First, I’d like to correct the professor’s quote in the prompt. It says “the vulgar are not required to read the Alcoran” but that’s a mistake. What it actually says is “the vulgar are not permitted to read the Alcoran” (Pitts 290).
“I was lately perusing an English Alcoran, where I find in the preface that the translator saith that the vulgar are not permitted to read the Alcoran but (as the poor Romanists) to live and die in an implicit faith of what they are taught by their priests” (Pitts 290). What the beginning of that quote does is start with a sense of equivalency between Islam and Catholicism that Pitts previously would say over and over again. The first English translation asserts that Catholics and Muslims are similar in that they are not allowed to read their holy book.
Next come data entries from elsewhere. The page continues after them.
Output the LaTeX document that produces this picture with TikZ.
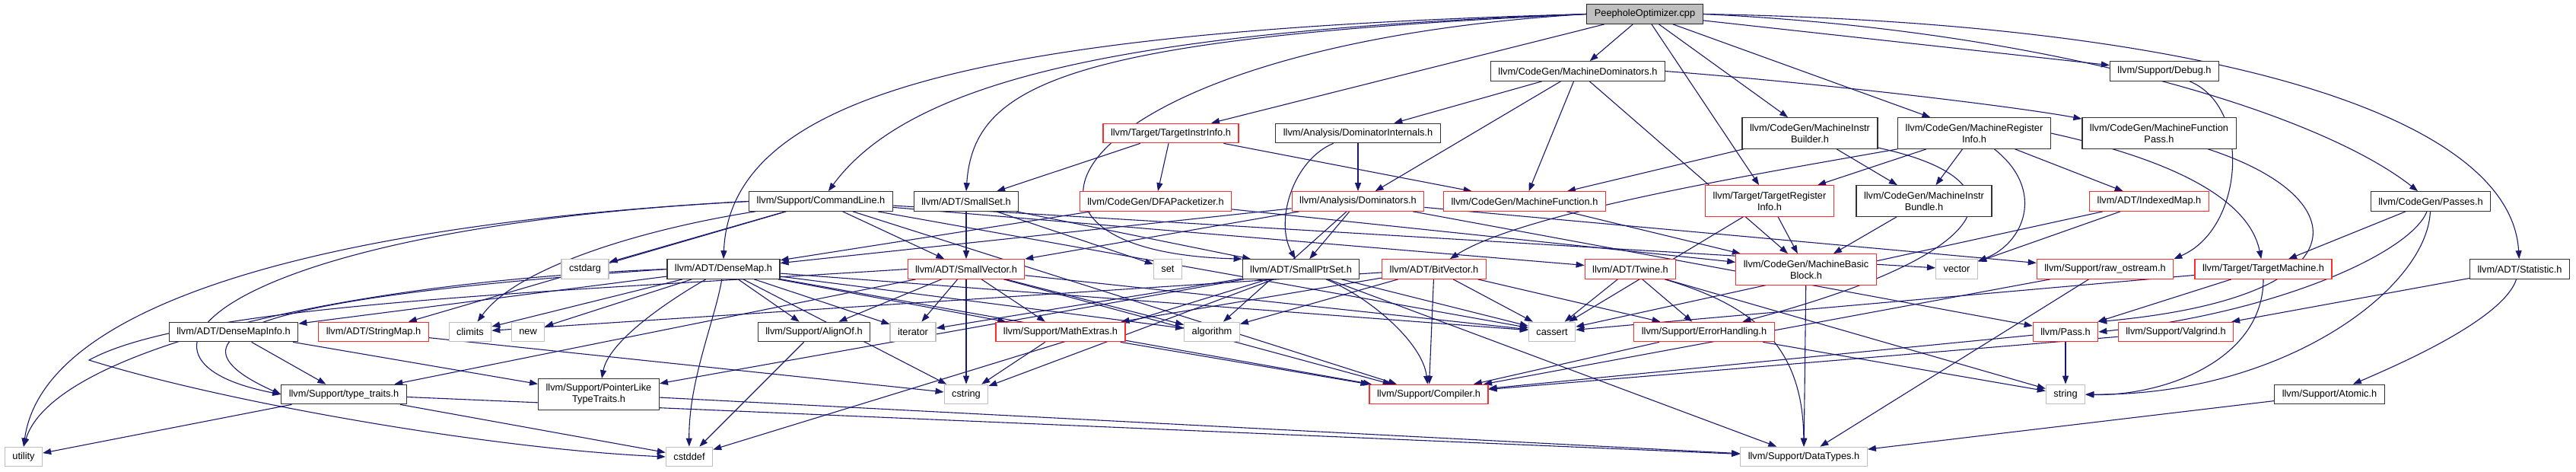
\documentclass[tikz,border=0pt]{standalone}
\usepackage{fontspec}
\setmainfont{Liberation Sans}
\usetikzlibrary{arrows.meta}
\definecolor{edgeblue}{HTML}{191970}
\definecolor{truncred}{HTML}{FF2A2A}
\definecolor{sysgray}{HTML}{BFBFBF}
\pgfdeclarelayer{bg}
\pgfsetlayers{bg,main}

\begin{document}
\begin{tikzpicture}[
  x=1pt, y=-1pt,
  font=\fontsize{12.8}{15}\selectfont,
  hdr/.style={draw=black!80, fill=white, line width=1.2pt, align=center, inner xsep=10pt, inner ysep=3pt, minimum height=25.5pt},
  two/.style={minimum height=40.5pt},
  trunc/.style={hdr, draw=truncred},
  sys/.style={hdr, draw=sysgray},
  root/.style={hdr, fill=sysgray, draw=black!85},
  arr/.style={-{Triangle[length=11pt,width=8pt]}, draw=edgeblue, line width=1.1pt}
]
\useasboundingbox (0,0) rectangle (3386,619);

\node[root] (peep) at (2162,18.5) {PeepholeOptimizer.cpp};
\node[hdr] (md) at (2074,93.5) {llvm/CodeGen/MachineDominators.h};
\node[hdr] (debug) at (2845,93.5) {llvm/Support/Debug.h};
\node[trunc] (tii) at (1539,175) {llvm/Target/TargetInstrInfo.h};
\node[hdr] (domint) at (1785,175) {llvm/Analysis/DominatorInternals.h};
\node[hdr, two] (mib) at (2379,175) {llvm/CodeGen/MachineInstr\\Builder.h};
\node[hdr, two] (mri) at (2595,175) {llvm/CodeGen/MachineRegister\\Info.h};
\node[hdr, two] (mfpass) at (2838,175) {llvm/CodeGen/MachineFunction\\Pass.h};
\node[hdr] (cmdline) at (1079,264.5) {llvm/Support/CommandLine.h};
\node[hdr] (smallset) at (1270,264.5) {llvm/ADT/SmallSet.h};
\node[trunc] (dfa) at (1519,264.5) {llvm/CodeGen/DFAPacketizer.h};
\node[trunc] (dominators) at (1785,264.5) {llvm/Analysis/Dominators.h};
\node[trunc] (mfunc) at (2004,264.5) {llvm/CodeGen/MachineFunction.h};
\node[trunc, two] (tri) at (2326,264) {llvm/Target/TargetRegister\\Info.h};
\node[hdr, two] (mibundle) at (2529,264) {llvm/CodeGen/MachineInstr\\Bundle.h};
\node[trunc] (indexedmap) at (2825,264.5) {llvm/ADT/IndexedMap.h};
\node[hdr] (passes) at (3195,264.5) {llvm/CodeGen/Passes.h};
\node[sys] (cstdarg) at (769,353.5) {cstdarg};
\node[hdr] (densemap) at (951,353.5) {llvm/ADT/DenseMap.h};
\node[trunc] (smallvector) at (1270,353.5) {llvm/ADT/SmallVector.h};
\node[sys] (set) at (1535,353.5) {set};
\node[hdr] (smallptrset) at (1710,353.5) {llvm/ADT/SmallPtrSet.h};
\node[trunc] (bitvector) at (1885,353.5) {llvm/ADT/BitVector.h};
\node[trunc] (twine) at (2143,353.5) {llvm/ADT/Twine.h};
\node[trunc, two] (mbb) at (2374,354) {llvm/CodeGen/MachineBasic\\Block.h};
\node[sys] (vector) at (2572,353.5) {vector};
\node[trunc] (rawostream) at (2767,353.5) {llvm/Support/raw\_ostream.h};
\node[trunc] (targetmachine) at (2975,353.5) {llvm/Target/TargetMachine.h};
\node[hdr] (statistic) at (3312,353.5) {llvm/ADT/Statistic.h};
\node[hdr] (densemapinfo) at (307,436) {llvm/ADT/DenseMapInfo.h};
\node[trunc] (stringmap) at (491,436) {llvm/ADT/StringMap.h};
\node[sys] (climits) at (618,436) {climits};
\node[sys] (new) at (694,436) {new};
\node[hdr] (alignof) at (1070,436) {llvm/Support/AlignOf.h};
\node[sys] (iterator) at (1200,436) {iterator};
\node[trunc] (mathextras) at (1394,436) {llvm/Support/MathExtras.h};
\node[sys] (algorithm) at (1593,436) {algorithm};
\node[sys] (cassert) at (2040,436) {cassert};
\node[trunc] (errhandling) at (2240,436) {llvm/Support/ErrorHandling.h};
\node[trunc] (pass) at (2715,436) {llvm/Pass.h};
\node[trunc] (valgrind) at (2860,436) {llvm/Support/Valgrind.h};
\node[hdr] (typetraits) at (452,518) {llvm/Support/type\_traits.h};
\node[hdr, two] (pointerlike) at (787,518) {llvm/Support/PointerLike\\TypeTraits.h};
\node[sys] (cstring) at (1270,518) {cstring};
\node[trunc] (compiler) at (1878,518) {llvm/Support/Compiler.h};
\node[sys] (string) at (2715,518) {string};
\node[hdr] (atomic) at (3062,518) {llvm/Support/Atomic.h};
\node[sys] (utility) at (31,600) {utility};
\node[sys] (cstddef) at (906,600) {cstddef};
\node[sys] (datatypes) at (2371,600) {llvm/Support/DataTypes.h};
\coordinate (kink) at (117,473);

\begin{pgfonlayer}{bg}
\draw[arr] (peep) -- (md);
\draw[arr] (peep) -- (mib);
\draw[arr] (peep) -- (mri);
\draw[arr] (peep) -- (tri);
\draw[arr] (peep) -- (debug);
\draw[arr] (peep) -- (tii);
\draw[arr] (peep.east) .. controls (2700,40) and (3050,150) .. (passes);
\draw[arr] (peep.east) .. controls (2900,30) and (3300,150) .. (statistic);
\draw[arr] (peep.west) .. controls (1500,40) and (1200,100) .. (cmdline);
\draw[arr] (peep.west) .. controls (1300,40) and (960,120) .. (densemap.north);
\draw[arr] (peep.west) .. controls (1400,50) and (1280,110) .. (smallset.north);
\draw[arr] (peep.west) .. controls (1400,60) and (1250,330) .. (smallptrset.north west);
\draw[arr] (md) -- (domint);
\draw[arr] (md) -- (dominators);
\draw[arr] (md) -- (mfunc);
\draw[arr] (md) -- (mbb);
\draw[arr] (md.east) .. controls (2400,110) and (2650,140) .. (mfpass);
\draw[arr] (domint) -- (dominators);
\draw[arr] (domint) .. controls (1700,210) and (1675,290) .. (smallptrset);
\draw[arr] (tii) -- (smallset);
\draw[arr] (tii) -- (dfa);
\draw[arr] (tii) -- (mfunc);
\draw[arr] (mib) -- (mfunc);
\draw[arr] (mib) -- (mibundle);
\draw[arr] (mib) .. controls (2660,235) and (2640,330) .. (errhandling);
\draw[arr] (mri) -- (tri);
\draw[arr] (mri) -- (mibundle);
\draw[arr] (mri) -- (indexedmap);
\draw[arr] (mri.south west) .. controls (2300,230) and (2000,280) .. (bitvector);
\draw[arr] (mri) .. controls (2690,250) and (2660,320) .. (vector);
\draw[arr] (mri.east) .. controls (2900,220) and (2960,280) .. (targetmachine);
\draw[arr] (mfpass) .. controls (3100,260) and (3110,390) .. (pass.north east);
\draw[arr] (debug) .. controls (2960,140) and (2950,300) .. (rawostream.north east);
\draw[arr] (passes) -- (targetmachine);
\draw[arr] (passes) .. controls (3170,330) and (3000,410) .. (pass.east);
\draw[arr] (passes) .. controls (3190,380) and (3000,520) .. (string.east);
\draw[arr] (statistic) .. controls (3290,420) and (3150,480) .. (atomic);
\draw[arr] (statistic) -- (valgrind);
\draw[arr] (cmdline) -- (stringmap);
\draw[arr] (cmdline) -- (smallvector);
\draw[arr] (cmdline) -- (twine);
\draw[arr] (cmdline) -- (compiler);
\draw[arr] (cmdline) -- (cassert);
\draw[arr] (cmdline) -- (vector);
\draw[arr] (cmdline) -- (cstdarg);
\draw[arr] (cmdline) .. controls (850,300) and (680,350) .. (climits);
\draw[arr] (cmdline.west) .. controls (500,290) and (60,380) .. (utility.north);
\draw[arr] (cmdline.west) .. controls (300,300) and (120,470) .. (typetraits.west);
\draw[arr] (smallset) -- (smallptrset);
\draw[arr] (smallset) -- (smallvector);
\draw[arr] (smallset) -- (set);
\draw[arr] (dfa) -- (densemap);
\draw[arr] (dfa) -- (mbb);
\draw[arr] (dominators) -- (densemap);
\draw[arr] (dominators) -- (smallvector);
\draw[arr] (dominators) -- (smallptrset);
\draw[arr] (dominators) -- (pass);
\draw[arr] (dominators) -- (rawostream);
\draw[arr] (dominators) -- (algorithm);
\draw[arr] (mfunc) -- (mbb);
\draw[arr] (tri) -- (mbb);
\draw[arr] (tri) -- (cassert);
\draw[arr] (mibundle) -- (mbb);
\draw[arr] (indexedmap) -- (vector);
\draw[arr] (indexedmap) -- (cassert);
\draw[arr] (densemap) -- (densemapinfo);
\draw[arr] (densemap) -- (alignof);
\draw[arr] (densemap) -- (mathextras);
\draw[arr] (densemap) -- (algorithm);
\draw[arr] (densemap) -- (cassert);
\draw[arr] (densemap) -- (climits);
\draw[arr] (densemap) -- (cstring);
\draw[arr] (densemap) -- (iterator);
\draw[arr] (densemap) -- (new);
\draw[arr] (densemap) -- (compiler);
\draw[arr] (densemap) .. controls (870,400) and (800,450) .. (pointerlike);
\draw[arr] (densemap) .. controls (940,420) and (905,500) .. (cstddef);
\draw[arr] (densemap.west) .. controls (450,370) and (70,460) .. (utility.north);
\draw[arr] (densemap.west) .. controls (500,380) and (150,420) .. (typetraits.west);
\draw[arr] (smallvector) -- (alignof);
\draw[arr] (smallvector) -- (compiler);
\draw[arr] (smallvector) -- (typetraits);
\draw[arr] (smallvector) -- (algorithm);
\draw[arr] (smallvector) -- (cassert);
\draw[arr] (smallvector) -- (cstring);
\draw[arr] (smallvector) -- (iterator);
\draw[arr] (smallvector) -- (mathextras);
\draw[arr] (smallvector.west) .. controls (700,385) and (250,400) .. (kink) .. controls (300,530) and (650,590) .. (cstddef.west);
\draw[arr] (smallptrset) .. controls (1800,390) and (1870,450) .. (compiler);
\draw[arr] (smallptrset) -- (datatypes);
\draw[arr] (smallptrset) -- (pointerlike);
\draw[arr] (smallptrset) -- (cassert);
\draw[arr] (smallptrset) -- (cstddef);
\draw[arr] (smallptrset) -- (cstring);
\draw[arr] (smallptrset) -- (iterator);
\draw[arr] (bitvector) -- (compiler);
\draw[arr] (bitvector) -- (errhandling);
\draw[arr] (bitvector) -- (mathextras);
\draw[arr] (bitvector) -- (algorithm);
\draw[arr] (bitvector) -- (cassert);
\draw[arr] (bitvector) -- (climits);
\draw[arr] (twine) -- (cassert);
\draw[arr] (twine) -- (errhandling);
\draw[arr] (twine) -- (string);
\draw[arr] (twine) .. controls (2300,400) and (2370,450) .. (datatypes);
\draw[arr] (mbb) -- (datatypes);
\draw[arr] (rawostream) -- (compiler);
\draw[arr] (rawostream) -- (datatypes);
\draw[arr] (targetmachine) -- (cassert);
\draw[arr] (targetmachine) -- (pass);
\draw[arr] (targetmachine) .. controls (2975,470) and (2850,520) .. (string);
\draw[arr] (stringmap) -- (cstring);
\draw[arr] (densemapinfo) -- (pointerlike);
\draw[arr] (densemapinfo) -- (typetraits);
\draw[arr] (alignof) -- (cstddef);
\draw[arr] (mathextras) -- (compiler);
\draw[arr] (mathextras) -- (cstring);
\draw[arr] (errhandling) -- (compiler);
\draw[arr] (errhandling) -- (string);
\draw[arr] (pass) -- (string);
\draw[arr] (pass) -- (compiler);
\draw[arr] (valgrind) -- (compiler);
\draw[arr] (typetraits) -- (datatypes);
\draw[arr] (typetraits) -- (cstddef);
\draw[arr] (typetraits) -- (utility);
\draw[arr] (pointerlike) -- (datatypes);
\draw[arr] (atomic) -- (datatypes);
\end{pgfonlayer}
\end{tikzpicture}
\end{document}
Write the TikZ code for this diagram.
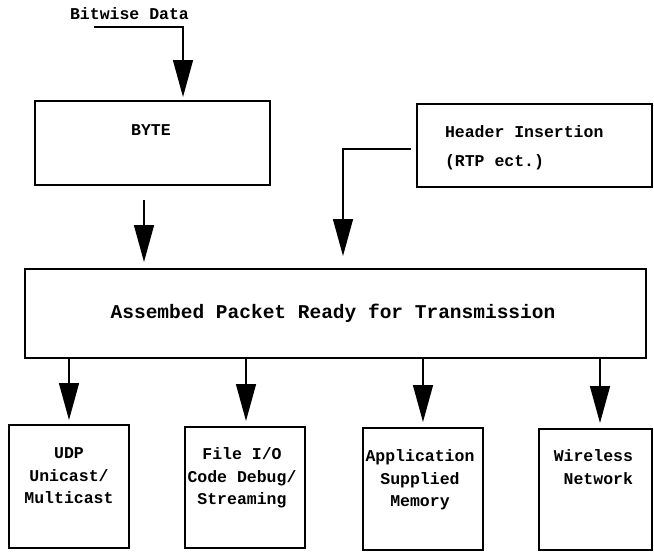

To only hold faith told to them from priest without having read for themselves first. This would track with his previous comparisons between Catholicism and Islam. However, then he writes, “This I utterly deny, for it is not only permitted and allowed of, but it is (as I intimated before) looked on as very commendable in any person to be diligent in the reading of it” (Pitts 290). What this does is discredit the English translation of the Alcorn (as Pitts calls it), whose assertion is that Muslims are not permitted to read the Qu’ran, but also implies that Islam is better than Catholicism because Muslims are encouraged to read and study their holy book. So why this disavowal? Because he’s come to respect the faith. He lets a Turk chastise him without being defensive about it, “I shall acquaint you with one passage of a Turk to me in the temple cloister” (Pitts 288). He lets him have his own speech with direct quotes, as we discussed in class. He’s even compared this place of worship to the Royal Exchange, “for, as I said, the temple is much of the figure of the Royal Exchange” (Pitts 288). This comparison between one of his birth country’s institutions and the religious institutions of another country speaks volumes of his growing respect. It’s done without his usual posturing, hemming and hawing about “poor Catholics, poor Muslims, etc”. He’s begun to link his home, England, with this new place, one that he’s beginning to consider a home as well.
So why does Pitts disavow the comparison to Catholics? Because he’s begun identifying with Islam.